**PROBLEM REQUIREMENTS:** Print the material below exactly as it stands, please, from its first line to the line holding "import numpy as np", with no pictures.

**INFORMATION SUPPLIED:**

○ ○ ○ ○ ○ ○ ○

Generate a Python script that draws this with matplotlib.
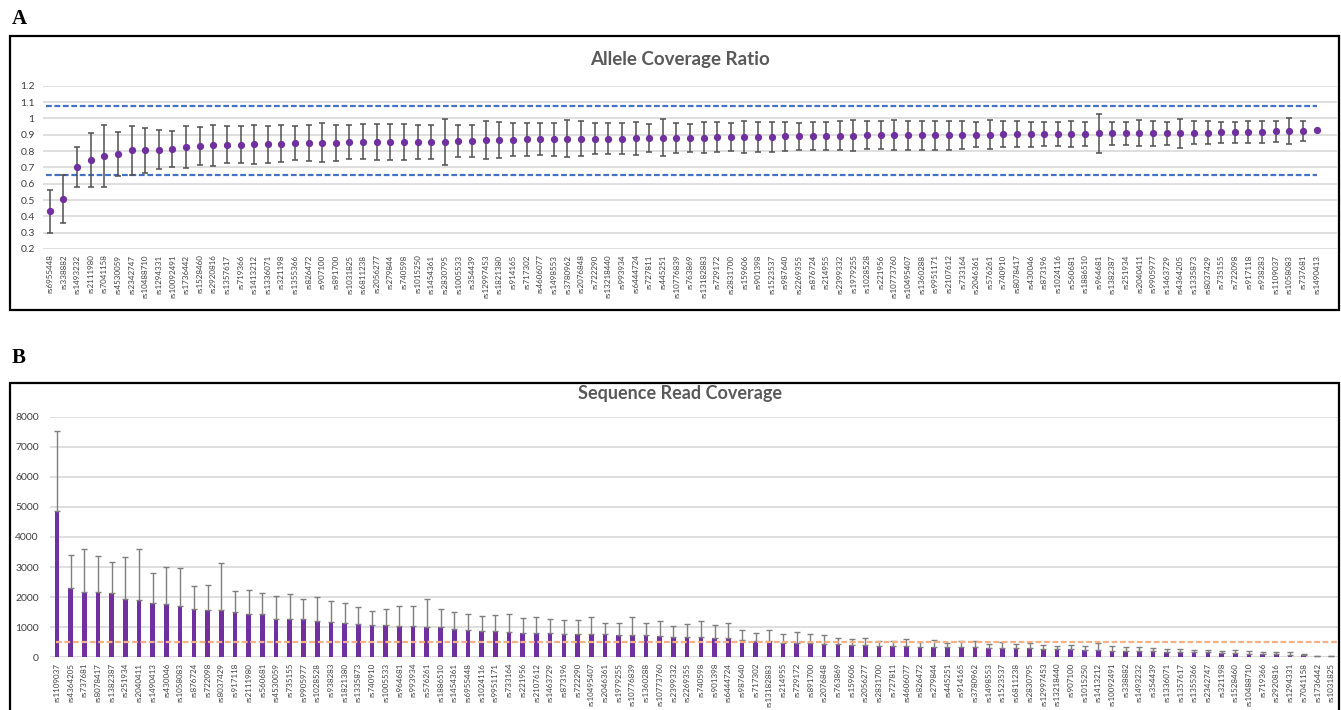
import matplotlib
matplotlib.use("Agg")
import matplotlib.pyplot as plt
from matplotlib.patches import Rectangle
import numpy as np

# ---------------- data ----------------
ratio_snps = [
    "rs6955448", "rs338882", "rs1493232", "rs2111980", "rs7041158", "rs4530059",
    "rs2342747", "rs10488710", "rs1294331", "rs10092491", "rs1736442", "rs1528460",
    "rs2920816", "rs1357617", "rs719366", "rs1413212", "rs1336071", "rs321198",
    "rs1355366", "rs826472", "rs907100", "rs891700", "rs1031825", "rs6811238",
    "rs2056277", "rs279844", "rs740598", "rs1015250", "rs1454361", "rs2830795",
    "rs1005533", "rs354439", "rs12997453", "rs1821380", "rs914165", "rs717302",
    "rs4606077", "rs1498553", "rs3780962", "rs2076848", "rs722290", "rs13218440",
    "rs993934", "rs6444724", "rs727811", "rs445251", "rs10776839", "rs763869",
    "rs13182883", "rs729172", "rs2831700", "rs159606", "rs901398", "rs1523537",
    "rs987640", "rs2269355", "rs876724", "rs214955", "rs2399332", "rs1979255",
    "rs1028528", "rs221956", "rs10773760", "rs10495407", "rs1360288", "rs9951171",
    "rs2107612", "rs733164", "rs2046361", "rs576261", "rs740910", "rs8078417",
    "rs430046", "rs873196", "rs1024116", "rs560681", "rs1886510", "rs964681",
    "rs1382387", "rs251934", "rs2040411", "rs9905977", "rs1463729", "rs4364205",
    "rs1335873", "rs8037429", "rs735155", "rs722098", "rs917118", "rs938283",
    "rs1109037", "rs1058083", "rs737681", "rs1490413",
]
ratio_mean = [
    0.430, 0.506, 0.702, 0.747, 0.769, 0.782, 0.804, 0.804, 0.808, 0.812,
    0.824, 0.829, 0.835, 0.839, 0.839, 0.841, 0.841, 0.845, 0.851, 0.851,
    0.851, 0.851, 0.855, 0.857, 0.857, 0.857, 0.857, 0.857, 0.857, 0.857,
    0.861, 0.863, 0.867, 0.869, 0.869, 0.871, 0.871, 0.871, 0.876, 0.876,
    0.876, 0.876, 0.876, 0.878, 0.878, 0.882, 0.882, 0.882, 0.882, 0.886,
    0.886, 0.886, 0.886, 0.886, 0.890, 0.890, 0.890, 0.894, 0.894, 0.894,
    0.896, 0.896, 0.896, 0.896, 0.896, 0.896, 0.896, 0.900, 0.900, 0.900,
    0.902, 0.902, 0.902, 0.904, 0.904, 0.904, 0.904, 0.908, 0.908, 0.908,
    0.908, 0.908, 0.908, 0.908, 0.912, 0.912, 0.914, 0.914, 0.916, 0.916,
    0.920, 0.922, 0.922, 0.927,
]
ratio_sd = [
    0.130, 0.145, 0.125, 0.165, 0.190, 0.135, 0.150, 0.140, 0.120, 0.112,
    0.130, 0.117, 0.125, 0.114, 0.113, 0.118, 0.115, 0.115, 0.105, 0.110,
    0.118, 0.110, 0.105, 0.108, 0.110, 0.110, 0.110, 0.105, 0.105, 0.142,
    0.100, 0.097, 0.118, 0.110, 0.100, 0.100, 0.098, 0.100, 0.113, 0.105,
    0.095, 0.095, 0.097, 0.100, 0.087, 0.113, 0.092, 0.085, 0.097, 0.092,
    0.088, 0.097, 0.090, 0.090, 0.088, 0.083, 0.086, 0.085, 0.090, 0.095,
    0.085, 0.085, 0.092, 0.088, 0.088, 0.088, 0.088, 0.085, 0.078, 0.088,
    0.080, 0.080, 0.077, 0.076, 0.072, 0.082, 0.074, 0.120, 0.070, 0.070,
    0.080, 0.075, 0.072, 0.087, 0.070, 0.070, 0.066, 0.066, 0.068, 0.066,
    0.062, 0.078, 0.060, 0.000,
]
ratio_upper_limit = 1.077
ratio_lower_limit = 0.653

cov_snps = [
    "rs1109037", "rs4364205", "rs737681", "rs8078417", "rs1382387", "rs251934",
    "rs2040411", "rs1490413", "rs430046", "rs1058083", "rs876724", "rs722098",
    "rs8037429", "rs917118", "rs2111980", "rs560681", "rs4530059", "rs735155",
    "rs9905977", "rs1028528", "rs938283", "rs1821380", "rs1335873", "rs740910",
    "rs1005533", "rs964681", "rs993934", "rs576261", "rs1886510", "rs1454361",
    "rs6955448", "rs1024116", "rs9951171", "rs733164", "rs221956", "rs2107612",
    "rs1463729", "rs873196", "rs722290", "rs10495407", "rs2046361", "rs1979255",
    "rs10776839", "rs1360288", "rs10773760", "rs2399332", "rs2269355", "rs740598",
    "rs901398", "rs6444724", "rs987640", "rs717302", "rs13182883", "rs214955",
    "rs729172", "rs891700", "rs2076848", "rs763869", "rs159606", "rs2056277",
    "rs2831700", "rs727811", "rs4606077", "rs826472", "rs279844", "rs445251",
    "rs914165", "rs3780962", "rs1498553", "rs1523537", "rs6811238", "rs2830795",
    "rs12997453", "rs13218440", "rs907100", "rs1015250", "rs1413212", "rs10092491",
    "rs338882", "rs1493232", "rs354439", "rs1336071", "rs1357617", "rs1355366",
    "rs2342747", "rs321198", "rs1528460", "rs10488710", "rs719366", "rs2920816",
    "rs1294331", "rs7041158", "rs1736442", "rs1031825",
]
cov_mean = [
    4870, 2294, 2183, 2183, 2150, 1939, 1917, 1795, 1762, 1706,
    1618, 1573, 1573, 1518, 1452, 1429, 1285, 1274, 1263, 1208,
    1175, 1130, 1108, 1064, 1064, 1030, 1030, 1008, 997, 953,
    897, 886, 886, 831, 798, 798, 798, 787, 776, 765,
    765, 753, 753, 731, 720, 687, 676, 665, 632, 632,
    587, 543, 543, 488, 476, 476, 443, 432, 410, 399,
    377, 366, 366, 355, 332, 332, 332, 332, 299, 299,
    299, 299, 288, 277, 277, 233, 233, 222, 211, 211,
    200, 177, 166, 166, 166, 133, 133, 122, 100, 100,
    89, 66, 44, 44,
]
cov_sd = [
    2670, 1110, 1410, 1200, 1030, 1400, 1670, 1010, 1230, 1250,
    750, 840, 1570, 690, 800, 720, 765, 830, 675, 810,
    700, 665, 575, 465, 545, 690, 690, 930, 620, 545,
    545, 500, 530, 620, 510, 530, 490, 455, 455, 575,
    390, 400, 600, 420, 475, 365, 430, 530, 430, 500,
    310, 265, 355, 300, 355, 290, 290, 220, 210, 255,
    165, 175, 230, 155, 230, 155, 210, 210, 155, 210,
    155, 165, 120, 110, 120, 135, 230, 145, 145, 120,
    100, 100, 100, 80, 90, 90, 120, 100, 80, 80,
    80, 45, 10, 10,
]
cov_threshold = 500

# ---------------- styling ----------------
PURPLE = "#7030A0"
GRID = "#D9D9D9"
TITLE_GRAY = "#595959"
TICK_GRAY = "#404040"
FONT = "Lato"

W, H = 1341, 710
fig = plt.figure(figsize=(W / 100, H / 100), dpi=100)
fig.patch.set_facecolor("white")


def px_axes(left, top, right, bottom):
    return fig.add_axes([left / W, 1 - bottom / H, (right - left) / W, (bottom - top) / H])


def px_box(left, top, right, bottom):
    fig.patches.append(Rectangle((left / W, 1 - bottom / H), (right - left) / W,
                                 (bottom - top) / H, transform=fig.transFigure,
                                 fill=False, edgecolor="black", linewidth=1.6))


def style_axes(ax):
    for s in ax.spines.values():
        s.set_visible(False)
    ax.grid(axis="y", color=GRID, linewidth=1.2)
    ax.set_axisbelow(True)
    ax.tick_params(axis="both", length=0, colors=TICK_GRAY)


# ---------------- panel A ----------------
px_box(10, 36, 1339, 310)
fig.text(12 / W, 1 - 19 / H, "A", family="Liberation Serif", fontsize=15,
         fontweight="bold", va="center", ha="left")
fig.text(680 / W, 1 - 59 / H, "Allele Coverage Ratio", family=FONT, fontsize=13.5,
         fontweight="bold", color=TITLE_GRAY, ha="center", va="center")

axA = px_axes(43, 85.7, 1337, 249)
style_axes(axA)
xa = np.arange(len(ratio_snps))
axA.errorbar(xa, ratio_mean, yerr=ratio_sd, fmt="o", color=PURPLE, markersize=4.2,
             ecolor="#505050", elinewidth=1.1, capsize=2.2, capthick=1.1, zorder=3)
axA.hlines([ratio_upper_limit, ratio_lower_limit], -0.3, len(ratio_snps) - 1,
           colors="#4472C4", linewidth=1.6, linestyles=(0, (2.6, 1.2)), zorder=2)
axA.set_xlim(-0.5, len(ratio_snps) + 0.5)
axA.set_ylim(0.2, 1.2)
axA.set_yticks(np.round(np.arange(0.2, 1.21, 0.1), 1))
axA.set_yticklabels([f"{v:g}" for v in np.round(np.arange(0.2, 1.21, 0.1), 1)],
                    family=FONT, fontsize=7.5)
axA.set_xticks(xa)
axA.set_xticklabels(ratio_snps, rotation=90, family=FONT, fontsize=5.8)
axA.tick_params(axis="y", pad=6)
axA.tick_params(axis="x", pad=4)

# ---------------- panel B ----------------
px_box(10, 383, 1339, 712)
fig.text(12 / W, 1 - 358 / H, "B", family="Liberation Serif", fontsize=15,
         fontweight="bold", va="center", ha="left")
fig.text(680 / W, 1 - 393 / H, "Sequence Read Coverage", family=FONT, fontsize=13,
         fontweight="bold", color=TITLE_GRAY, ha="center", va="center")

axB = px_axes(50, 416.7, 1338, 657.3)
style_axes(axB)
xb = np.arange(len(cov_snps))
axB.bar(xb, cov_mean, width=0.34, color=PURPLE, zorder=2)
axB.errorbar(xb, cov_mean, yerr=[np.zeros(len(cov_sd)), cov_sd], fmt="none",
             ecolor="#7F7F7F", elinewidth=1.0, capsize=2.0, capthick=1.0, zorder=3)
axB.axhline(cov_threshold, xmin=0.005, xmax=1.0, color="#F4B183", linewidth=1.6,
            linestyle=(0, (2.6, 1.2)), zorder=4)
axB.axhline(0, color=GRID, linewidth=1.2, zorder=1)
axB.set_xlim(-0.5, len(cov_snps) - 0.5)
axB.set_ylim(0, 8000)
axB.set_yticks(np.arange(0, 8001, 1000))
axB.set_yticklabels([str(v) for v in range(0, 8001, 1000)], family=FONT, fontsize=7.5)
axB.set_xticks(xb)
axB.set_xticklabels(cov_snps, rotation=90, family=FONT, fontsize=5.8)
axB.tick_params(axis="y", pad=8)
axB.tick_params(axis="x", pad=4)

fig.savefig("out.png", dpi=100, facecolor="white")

○ ○ ○ ○ ○ ○ ○

**RESPONSE FOR THIS EXERCISE:**
Generate a Python script that draws this with matplotlib.
import matplotlib
matplotlib.use("Agg")
import matplotlib.pyplot as plt
from matplotlib.patches import Rectangle
import numpy as np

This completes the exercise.